— START —

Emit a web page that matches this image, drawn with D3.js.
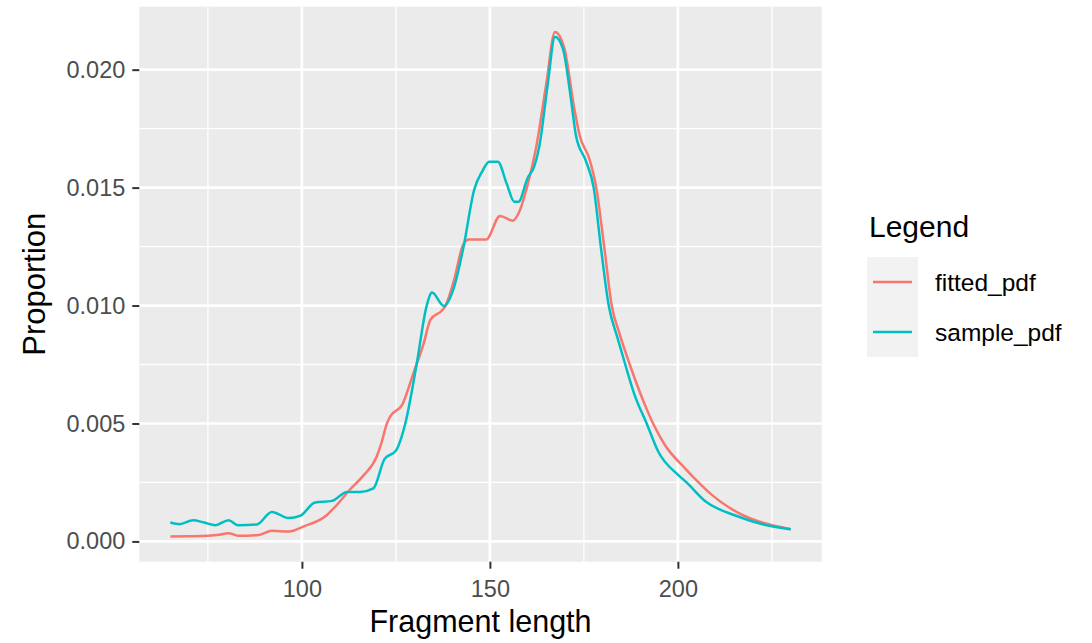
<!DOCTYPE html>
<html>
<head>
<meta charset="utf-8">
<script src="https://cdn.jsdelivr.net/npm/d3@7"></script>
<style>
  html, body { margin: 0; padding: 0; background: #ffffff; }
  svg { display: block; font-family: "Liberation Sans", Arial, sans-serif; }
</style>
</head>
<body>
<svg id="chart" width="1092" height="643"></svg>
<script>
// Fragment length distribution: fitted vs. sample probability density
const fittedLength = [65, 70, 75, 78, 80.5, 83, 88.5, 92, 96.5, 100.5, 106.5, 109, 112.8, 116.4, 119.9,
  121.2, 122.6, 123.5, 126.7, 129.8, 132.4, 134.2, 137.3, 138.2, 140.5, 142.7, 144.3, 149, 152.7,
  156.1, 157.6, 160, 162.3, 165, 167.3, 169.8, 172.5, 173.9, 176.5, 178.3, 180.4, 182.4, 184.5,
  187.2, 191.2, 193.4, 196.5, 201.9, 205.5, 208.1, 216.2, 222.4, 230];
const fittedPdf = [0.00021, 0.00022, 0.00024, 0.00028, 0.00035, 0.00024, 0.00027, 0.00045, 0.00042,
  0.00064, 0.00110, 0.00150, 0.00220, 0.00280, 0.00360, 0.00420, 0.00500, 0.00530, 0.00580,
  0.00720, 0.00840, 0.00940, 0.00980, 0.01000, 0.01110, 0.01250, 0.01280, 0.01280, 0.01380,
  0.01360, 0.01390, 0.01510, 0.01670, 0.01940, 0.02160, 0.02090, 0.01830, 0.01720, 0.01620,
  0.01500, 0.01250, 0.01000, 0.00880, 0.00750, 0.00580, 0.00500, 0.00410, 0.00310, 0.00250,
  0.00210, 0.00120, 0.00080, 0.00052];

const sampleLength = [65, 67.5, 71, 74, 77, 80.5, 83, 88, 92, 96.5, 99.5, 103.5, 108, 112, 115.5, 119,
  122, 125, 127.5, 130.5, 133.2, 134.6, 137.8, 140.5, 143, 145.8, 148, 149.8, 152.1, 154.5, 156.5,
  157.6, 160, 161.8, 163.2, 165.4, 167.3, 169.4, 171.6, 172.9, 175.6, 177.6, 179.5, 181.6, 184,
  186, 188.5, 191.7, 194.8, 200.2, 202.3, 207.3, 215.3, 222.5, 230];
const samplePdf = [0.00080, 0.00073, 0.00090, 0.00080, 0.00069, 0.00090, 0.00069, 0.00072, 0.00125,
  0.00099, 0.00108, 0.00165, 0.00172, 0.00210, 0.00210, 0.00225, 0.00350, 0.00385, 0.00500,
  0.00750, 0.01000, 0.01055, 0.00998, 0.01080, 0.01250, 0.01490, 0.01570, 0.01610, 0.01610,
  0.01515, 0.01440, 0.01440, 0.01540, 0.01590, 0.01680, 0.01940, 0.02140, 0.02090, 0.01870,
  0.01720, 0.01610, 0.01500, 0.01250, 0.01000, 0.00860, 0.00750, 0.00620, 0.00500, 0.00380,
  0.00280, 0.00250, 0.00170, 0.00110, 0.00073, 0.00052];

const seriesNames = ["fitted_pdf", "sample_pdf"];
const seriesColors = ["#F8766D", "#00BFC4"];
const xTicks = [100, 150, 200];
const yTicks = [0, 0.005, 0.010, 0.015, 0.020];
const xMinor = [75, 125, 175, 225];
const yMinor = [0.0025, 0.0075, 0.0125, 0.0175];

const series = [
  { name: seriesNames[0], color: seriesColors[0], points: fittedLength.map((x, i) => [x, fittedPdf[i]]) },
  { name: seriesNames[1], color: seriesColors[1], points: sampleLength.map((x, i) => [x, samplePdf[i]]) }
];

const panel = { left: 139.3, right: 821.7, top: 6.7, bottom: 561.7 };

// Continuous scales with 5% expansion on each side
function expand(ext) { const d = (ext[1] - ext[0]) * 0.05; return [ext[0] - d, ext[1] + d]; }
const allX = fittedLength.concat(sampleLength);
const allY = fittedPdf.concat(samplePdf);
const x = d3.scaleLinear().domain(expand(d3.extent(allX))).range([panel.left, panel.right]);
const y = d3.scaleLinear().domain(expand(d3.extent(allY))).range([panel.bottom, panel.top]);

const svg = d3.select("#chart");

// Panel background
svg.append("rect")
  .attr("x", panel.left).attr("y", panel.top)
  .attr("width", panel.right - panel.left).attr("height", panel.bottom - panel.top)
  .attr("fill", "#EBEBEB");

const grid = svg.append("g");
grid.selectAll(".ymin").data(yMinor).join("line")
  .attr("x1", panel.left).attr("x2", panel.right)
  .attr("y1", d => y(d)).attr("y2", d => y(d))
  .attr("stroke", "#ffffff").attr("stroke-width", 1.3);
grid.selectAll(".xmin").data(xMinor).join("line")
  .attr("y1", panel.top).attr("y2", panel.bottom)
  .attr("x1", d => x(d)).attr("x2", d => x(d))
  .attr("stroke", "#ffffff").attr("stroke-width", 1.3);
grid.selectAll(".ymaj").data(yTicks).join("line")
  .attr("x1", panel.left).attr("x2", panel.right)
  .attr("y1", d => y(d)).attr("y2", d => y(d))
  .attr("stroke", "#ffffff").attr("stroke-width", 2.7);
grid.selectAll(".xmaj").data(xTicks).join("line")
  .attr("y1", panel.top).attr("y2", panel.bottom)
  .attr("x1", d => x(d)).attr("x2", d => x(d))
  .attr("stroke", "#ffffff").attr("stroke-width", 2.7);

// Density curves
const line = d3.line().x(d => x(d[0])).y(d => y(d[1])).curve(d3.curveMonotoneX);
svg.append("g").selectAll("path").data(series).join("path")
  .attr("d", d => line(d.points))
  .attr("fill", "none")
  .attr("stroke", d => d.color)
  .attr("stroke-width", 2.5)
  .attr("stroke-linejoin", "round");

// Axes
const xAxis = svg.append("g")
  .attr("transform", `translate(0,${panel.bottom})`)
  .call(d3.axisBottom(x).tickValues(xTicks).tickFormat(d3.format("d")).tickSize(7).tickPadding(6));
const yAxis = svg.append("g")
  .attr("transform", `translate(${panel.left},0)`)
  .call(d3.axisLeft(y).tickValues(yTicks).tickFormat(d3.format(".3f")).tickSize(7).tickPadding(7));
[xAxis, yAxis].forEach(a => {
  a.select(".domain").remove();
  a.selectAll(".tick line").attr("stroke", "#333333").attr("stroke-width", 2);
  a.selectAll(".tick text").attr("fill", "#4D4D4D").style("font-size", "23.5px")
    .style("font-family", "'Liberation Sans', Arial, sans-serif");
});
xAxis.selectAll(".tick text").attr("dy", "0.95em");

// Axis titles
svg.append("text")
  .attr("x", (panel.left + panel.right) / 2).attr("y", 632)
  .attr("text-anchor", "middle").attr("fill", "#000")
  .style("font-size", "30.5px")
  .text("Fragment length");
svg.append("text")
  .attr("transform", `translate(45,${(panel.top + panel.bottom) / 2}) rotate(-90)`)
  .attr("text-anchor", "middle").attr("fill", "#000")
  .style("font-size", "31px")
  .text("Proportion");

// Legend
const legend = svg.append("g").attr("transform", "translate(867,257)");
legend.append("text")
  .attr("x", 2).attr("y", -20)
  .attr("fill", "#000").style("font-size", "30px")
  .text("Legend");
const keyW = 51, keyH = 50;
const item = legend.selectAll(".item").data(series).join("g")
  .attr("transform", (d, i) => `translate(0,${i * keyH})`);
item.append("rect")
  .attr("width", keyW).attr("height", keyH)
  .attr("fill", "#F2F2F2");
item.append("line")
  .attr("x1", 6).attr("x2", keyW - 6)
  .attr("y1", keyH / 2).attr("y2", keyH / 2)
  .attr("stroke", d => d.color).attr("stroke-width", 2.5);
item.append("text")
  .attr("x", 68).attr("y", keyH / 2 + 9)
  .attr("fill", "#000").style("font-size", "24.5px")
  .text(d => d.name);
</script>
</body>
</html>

— END —

**Exercise task:** Without any pictures, reproduce the lines from the first one in the material through the line that has "0.00210, 0.00120, 0.00080, 0.00052];", exactly as they appear.

**Output of the task:**
Emit a web page that matches this image, drawn with D3.js.
<!DOCTYPE html>
<html>
<head>
<meta charset="utf-8">
<script src="https://cdn.jsdelivr.net/npm/d3@7"></script>
<style>
  html, body { margin: 0; padding: 0; background: #ffffff; }
  svg { display: block; font-family: "Liberation Sans", Arial, sans-serif; }
</style>
</head>
<body>
<svg id="chart" width="1092" height="643"></svg>
<script>
// Fragment length distribution: fitted vs. sample probability density
const fittedLength = [65, 70, 75, 78, 80.5, 83, 88.5, 92, 96.5, 100.5, 106.5, 109, 112.8, 116.4, 119.9,
  121.2, 122.6, 123.5, 126.7, 129.8, 132.4, 134.2, 137.3, 138.2, 140.5, 142.7, 144.3, 149, 152.7,
  156.1, 157.6, 160, 162.3, 165, 167.3, 169.8, 172.5, 173.9, 176.5, 178.3, 180.4, 182.4, 184.5,
  187.2, 191.2, 193.4, 196.5, 201.9, 205.5, 208.1, 216.2, 222.4, 230];
const fittedPdf = [0.00021, 0.00022, 0.00024, 0.00028, 0.00035, 0.00024, 0.00027, 0.00045, 0.00042,
  0.00064, 0.00110, 0.00150, 0.00220, 0.00280, 0.00360, 0.00420, 0.00500, 0.00530, 0.00580,
  0.00720, 0.00840, 0.00940, 0.00980, 0.01000, 0.01110, 0.01250, 0.01280, 0.01280, 0.01380,
  0.01360, 0.01390, 0.01510, 0.01670, 0.01940, 0.02160, 0.02090, 0.01830, 0.01720, 0.01620,
  0.01500, 0.01250, 0.01000, 0.00880, 0.00750, 0.00580, 0.00500, 0.00410, 0.00310, 0.00250,
  0.00210, 0.00120, 0.00080, 0.00052];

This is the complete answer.